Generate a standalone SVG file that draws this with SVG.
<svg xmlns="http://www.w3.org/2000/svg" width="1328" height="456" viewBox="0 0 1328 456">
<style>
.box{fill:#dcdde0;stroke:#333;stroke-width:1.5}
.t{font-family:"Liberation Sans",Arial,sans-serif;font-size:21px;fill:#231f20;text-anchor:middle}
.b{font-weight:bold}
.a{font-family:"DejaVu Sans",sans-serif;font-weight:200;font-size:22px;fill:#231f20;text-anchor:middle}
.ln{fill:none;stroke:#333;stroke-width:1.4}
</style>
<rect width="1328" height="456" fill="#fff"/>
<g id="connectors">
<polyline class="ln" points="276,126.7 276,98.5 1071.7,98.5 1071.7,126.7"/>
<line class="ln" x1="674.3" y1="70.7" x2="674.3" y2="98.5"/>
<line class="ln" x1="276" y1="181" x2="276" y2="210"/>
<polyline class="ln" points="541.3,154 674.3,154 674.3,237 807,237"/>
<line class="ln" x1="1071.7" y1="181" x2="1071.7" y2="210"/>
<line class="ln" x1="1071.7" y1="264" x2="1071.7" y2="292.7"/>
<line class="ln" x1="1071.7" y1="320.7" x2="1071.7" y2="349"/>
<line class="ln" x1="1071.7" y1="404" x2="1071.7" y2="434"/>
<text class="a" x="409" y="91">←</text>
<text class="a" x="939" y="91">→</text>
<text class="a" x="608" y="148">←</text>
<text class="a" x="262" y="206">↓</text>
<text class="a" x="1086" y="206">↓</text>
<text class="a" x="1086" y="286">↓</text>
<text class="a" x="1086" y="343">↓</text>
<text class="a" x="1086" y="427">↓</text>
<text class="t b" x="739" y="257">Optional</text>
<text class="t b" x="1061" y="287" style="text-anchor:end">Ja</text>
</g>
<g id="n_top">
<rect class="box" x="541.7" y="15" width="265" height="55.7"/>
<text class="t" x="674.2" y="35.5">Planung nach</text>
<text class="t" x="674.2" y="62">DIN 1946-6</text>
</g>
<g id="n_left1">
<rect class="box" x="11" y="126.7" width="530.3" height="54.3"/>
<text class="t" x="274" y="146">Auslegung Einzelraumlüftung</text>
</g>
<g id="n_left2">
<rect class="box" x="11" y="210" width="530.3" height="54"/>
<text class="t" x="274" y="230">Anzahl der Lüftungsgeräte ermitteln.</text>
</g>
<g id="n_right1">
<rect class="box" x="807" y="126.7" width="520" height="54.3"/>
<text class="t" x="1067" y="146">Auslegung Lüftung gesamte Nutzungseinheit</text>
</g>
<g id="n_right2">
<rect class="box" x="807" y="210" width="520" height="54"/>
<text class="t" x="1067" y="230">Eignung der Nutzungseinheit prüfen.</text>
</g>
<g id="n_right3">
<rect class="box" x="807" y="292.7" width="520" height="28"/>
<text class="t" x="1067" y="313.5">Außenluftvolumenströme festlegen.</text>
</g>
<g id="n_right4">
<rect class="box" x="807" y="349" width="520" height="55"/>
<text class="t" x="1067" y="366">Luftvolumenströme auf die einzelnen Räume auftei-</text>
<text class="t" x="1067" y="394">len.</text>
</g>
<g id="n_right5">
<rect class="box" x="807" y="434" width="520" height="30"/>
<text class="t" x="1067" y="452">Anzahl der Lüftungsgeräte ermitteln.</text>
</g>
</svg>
-------
*GIVEN INSTRUCTION*: Copy the material above back out, exactly as written.

*RESULT*:
Generate a standalone SVG file that draws this with SVG.
<svg xmlns="http://www.w3.org/2000/svg" width="1328" height="456" viewBox="0 0 1328 456">
<style>
.box{fill:#dcdde0;stroke:#333;stroke-width:1.5}
.t{font-family:"Liberation Sans",Arial,sans-serif;font-size:21px;fill:#231f20;text-anchor:middle}
.b{font-weight:bold}
.a{font-family:"DejaVu Sans",sans-serif;font-weight:200;font-size:22px;fill:#231f20;text-anchor:middle}
.ln{fill:none;stroke:#333;stroke-width:1.4}
</style>
<rect width="1328" height="456" fill="#fff"/>
<g id="connectors">
<polyline class="ln" points="276,126.7 276,98.5 1071.7,98.5 1071.7,126.7"/>
<line class="ln" x1="674.3" y1="70.7" x2="674.3" y2="98.5"/>
<line class="ln" x1="276" y1="181" x2="276" y2="210"/>
<polyline class="ln" points="541.3,154 674.3,154 674.3,237 807,237"/>
<line class="ln" x1="1071.7" y1="181" x2="1071.7" y2="210"/>
<line class="ln" x1="1071.7" y1="264" x2="1071.7" y2="292.7"/>
<line class="ln" x1="1071.7" y1="320.7" x2="1071.7" y2="349"/>
<line class="ln" x1="1071.7" y1="404" x2="1071.7" y2="434"/>
<text class="a" x="409" y="91">←</text>
<text class="a" x="939" y="91">→</text>
<text class="a" x="608" y="148">←</text>
<text class="a" x="262" y="206">↓</text>
<text class="a" x="1086" y="206">↓</text>
<text class="a" x="1086" y="286">↓</text>
<text class="a" x="1086" y="343">↓</text>
<text class="a" x="1086" y="427">↓</text>
<text class="t b" x="739" y="257">Optional</text>
<text class="t b" x="1061" y="287" style="text-anchor:end">Ja</text>
</g>
<g id="n_top">
<rect class="box" x="541.7" y="15" width="265" height="55.7"/>
<text class="t" x="674.2" y="35.5">Planung nach</text>
<text class="t" x="674.2" y="62">DIN 1946-6</text>
</g>
<g id="n_left1">
<rect class="box" x="11" y="126.7" width="530.3" height="54.3"/>
<text class="t" x="274" y="146">Auslegung Einzelraumlüftung</text>
</g>
<g id="n_left2">
<rect class="box" x="11" y="210" width="530.3" height="54"/>
<text class="t" x="274" y="230">Anzahl der Lüftungsgeräte ermitteln.</text>
</g>
<g id="n_right1">
<rect class="box" x="807" y="126.7" width="520" height="54.3"/>
<text class="t" x="1067" y="146">Auslegung Lüftung gesamte Nutzungseinheit</text>
</g>
<g id="n_right2">
<rect class="box" x="807" y="210" width="520" height="54"/>
<text class="t" x="1067" y="230">Eignung der Nutzungseinheit prüfen.</text>
</g>
<g id="n_right3">
<rect class="box" x="807" y="292.7" width="520" height="28"/>
<text class="t" x="1067" y="313.5">Außenluftvolumenströme festlegen.</text>
</g>
<g id="n_right4">
<rect class="box" x="807" y="349" width="520" height="55"/>
<text class="t" x="1067" y="366">Luftvolumenströme auf die einzelnen Räume auftei-</text>
<text class="t" x="1067" y="394">len.</text>
</g>
<g id="n_right5">
<rect class="box" x="807" y="434" width="520" height="30"/>
<text class="t" x="1067" y="452">Anzahl der Lüftungsgeräte ermitteln.</text>
</g>
</svg>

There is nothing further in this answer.